From a transactions standpoint, you need watch every single transaction and make sure that your iPhone rings within seconds of a disruption, not minutes or hours. In the real-time economy, every second lost equates to lost revenue.

You’ve got to be able to immediately identify which transactions failed, how many transactions failed, which consumers were affected and more, so that corrective procedures can be put into action. It will no longer suffice to simply let the business know that their transactions were disrupted!
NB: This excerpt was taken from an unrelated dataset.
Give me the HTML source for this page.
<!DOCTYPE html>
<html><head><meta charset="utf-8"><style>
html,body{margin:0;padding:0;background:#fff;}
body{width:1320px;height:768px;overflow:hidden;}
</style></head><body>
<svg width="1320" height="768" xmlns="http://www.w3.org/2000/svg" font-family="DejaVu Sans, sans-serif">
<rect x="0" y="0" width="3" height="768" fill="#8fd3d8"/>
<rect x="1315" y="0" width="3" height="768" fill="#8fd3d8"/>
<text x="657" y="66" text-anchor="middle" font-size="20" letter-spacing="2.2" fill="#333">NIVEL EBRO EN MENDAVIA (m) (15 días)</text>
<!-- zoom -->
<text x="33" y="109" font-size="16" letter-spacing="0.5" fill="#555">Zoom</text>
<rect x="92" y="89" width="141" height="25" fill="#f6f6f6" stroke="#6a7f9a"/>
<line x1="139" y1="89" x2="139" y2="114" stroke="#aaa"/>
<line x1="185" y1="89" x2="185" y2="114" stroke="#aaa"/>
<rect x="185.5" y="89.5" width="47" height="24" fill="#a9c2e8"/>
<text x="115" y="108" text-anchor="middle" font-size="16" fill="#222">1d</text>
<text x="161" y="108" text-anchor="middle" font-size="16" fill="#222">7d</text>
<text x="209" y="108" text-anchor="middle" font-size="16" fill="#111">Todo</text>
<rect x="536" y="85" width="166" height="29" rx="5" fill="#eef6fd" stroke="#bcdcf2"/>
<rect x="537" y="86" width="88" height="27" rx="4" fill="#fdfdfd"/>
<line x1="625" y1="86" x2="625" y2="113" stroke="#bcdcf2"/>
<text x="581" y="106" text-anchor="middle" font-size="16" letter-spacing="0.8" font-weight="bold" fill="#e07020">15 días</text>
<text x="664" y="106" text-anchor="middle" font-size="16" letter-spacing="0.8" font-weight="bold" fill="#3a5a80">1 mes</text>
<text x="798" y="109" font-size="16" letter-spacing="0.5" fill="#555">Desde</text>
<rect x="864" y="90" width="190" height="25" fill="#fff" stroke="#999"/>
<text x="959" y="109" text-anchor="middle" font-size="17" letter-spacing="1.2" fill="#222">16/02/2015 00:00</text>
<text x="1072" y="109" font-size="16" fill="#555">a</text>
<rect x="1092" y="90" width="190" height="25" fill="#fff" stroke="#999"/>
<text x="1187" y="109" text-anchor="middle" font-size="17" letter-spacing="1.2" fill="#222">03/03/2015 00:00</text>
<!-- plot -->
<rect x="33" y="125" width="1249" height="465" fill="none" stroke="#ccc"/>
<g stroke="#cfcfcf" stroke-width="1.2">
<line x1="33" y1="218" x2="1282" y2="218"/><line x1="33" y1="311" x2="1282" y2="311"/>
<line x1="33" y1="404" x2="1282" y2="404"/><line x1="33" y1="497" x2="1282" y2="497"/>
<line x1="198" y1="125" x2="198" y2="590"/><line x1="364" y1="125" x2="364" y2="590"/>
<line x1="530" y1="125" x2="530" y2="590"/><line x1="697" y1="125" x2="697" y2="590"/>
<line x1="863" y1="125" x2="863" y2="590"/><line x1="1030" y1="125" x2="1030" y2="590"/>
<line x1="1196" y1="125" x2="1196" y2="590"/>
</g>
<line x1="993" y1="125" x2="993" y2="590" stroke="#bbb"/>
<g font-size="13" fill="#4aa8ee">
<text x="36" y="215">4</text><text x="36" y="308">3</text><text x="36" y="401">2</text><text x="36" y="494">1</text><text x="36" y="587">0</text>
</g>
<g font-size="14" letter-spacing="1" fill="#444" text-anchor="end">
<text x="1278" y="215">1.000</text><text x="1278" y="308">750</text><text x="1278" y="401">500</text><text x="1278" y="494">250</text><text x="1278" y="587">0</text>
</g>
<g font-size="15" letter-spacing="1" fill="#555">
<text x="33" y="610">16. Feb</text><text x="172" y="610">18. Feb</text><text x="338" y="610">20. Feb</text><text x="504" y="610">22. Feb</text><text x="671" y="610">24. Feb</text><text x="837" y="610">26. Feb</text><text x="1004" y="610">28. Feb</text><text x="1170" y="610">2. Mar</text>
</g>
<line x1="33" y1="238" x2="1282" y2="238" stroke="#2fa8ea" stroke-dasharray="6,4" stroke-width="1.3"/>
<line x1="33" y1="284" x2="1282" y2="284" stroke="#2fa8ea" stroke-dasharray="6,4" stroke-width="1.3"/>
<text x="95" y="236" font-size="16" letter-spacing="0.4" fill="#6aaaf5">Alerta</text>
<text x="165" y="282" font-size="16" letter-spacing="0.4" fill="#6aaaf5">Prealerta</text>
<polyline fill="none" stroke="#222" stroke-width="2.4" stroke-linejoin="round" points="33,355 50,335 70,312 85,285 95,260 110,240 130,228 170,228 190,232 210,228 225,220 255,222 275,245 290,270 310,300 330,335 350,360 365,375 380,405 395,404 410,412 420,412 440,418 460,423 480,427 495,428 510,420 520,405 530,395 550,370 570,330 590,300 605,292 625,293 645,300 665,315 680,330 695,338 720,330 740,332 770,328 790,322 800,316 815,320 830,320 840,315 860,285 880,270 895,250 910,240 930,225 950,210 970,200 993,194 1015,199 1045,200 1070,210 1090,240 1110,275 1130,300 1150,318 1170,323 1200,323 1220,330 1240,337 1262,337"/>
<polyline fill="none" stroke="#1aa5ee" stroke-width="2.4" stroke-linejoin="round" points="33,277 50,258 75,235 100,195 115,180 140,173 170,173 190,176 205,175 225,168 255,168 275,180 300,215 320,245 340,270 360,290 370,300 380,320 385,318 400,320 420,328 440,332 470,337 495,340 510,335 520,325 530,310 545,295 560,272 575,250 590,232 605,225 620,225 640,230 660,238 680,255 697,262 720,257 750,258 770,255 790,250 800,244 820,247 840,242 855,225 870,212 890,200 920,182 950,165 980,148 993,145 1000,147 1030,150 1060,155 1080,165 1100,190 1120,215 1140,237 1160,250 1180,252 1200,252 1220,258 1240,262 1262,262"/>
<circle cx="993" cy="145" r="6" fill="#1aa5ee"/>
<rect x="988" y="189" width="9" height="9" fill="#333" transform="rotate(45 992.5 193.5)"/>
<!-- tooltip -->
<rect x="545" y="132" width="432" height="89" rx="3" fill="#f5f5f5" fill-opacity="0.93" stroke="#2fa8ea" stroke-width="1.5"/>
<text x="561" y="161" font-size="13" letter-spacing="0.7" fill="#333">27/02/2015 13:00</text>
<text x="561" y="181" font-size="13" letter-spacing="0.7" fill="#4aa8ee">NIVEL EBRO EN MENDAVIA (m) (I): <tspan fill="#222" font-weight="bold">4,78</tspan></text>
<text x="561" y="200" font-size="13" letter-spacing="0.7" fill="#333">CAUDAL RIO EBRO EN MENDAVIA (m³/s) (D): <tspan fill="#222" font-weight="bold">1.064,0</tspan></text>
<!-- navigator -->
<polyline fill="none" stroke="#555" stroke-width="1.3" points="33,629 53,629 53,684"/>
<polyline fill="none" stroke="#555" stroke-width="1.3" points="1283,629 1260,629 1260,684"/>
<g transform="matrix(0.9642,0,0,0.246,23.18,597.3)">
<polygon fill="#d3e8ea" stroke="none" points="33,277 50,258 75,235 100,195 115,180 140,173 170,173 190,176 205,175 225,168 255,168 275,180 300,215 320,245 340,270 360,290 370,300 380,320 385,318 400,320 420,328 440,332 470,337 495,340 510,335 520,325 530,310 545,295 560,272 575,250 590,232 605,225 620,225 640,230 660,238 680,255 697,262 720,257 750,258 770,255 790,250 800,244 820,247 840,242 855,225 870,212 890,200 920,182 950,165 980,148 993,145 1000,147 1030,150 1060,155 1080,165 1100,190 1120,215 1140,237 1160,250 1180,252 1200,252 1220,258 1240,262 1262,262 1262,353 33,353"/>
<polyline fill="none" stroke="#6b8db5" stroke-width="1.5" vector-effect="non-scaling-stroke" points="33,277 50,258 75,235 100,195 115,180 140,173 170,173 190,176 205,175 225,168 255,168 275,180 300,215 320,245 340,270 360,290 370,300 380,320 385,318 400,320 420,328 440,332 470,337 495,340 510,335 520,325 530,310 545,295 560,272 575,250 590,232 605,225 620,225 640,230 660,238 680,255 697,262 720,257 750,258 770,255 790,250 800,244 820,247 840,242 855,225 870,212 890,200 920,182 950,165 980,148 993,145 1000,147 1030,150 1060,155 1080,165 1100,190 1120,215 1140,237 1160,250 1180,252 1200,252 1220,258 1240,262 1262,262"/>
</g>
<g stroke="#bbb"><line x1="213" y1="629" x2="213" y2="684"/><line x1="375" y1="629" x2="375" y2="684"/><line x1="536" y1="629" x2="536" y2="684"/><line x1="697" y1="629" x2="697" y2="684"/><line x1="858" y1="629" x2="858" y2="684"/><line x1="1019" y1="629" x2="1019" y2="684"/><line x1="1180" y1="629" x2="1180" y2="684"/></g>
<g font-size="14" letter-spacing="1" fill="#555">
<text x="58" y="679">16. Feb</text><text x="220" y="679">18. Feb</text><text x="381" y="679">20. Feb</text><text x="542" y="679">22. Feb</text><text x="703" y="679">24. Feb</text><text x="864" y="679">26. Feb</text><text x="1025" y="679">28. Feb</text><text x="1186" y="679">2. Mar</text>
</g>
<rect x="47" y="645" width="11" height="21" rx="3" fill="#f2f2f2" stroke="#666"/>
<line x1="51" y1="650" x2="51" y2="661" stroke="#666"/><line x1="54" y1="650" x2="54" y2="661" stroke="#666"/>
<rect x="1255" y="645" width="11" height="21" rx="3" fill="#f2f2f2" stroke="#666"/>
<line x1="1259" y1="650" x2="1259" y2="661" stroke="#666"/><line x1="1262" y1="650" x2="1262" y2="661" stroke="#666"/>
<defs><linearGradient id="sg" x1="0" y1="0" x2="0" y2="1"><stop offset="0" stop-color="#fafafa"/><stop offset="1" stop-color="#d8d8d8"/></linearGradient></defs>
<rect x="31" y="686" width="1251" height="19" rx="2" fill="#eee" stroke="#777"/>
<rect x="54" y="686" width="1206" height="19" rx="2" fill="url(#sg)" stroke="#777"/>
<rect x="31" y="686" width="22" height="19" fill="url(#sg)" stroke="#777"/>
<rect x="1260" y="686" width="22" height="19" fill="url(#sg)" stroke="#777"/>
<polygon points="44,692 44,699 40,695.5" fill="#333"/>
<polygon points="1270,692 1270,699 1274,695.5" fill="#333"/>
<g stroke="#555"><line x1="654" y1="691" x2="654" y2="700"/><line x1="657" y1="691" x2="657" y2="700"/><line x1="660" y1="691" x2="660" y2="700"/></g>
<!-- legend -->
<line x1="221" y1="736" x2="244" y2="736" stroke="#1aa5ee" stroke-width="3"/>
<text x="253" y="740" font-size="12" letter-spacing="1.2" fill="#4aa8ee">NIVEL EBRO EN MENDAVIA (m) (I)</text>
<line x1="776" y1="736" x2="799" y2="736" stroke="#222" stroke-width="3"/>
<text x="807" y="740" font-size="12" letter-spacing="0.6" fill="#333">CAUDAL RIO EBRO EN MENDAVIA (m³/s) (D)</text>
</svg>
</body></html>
Finally, it would help your case to negotiate strict SLAs with your service provider and establish a strategy for monitoring and documenting real-time compliance. In the event of a disruption--even if it’s too minor to be counted as a disruption by your provider--be prepared to furnish evidence and hold them accountable for the losses your business incurs.

Thursday, June 11, 2009

Plugging Gaps Instead of Creating New Ones

Joe McKendrick cites interesting observations in his latest post. Ovum reports that enterprises may be creating governance silos within their organizations – silos that handle SOA as a special case rather than managing the overarching software development lifecycle.

Most organizations already have well established SDLC processes. Instead of expanding and tweaking existing processes to encompass the development and delivery of the new breed of services-based applications (SOA, Cloud, BPM, whatever), they sometimes buy into the vendor hype and purchase a "SOA Governance" technology just because they think they need it to be successful.

True, new technologies may be useful in expanding existing processes, but governance-in-a-box seldom works. If the tools you buy don’t play nice with the established behavior of your IT staff, all you will get is resistance. Everyone is way too busy to adapt and change. They can adopt however, if the cost of adoption is small and rewards are large. Before buying yet another governance tool, try thinking about Application governance, not just SOA governance.

You’d expect application lifecycle management vendors to broaden their suites to encompass the requirements in SOA governance. However, most of their efforts so far appear to be marketing and rebranding excercises instead of true product expansions.

If you believe in governance, you already have a bit of it – your software engineering lifecycle is fully capable of handling the new needs for distributed computing. Of course, there are gaps to be plugged. So let’s focus on the plugging those instead of creating a whole new gap!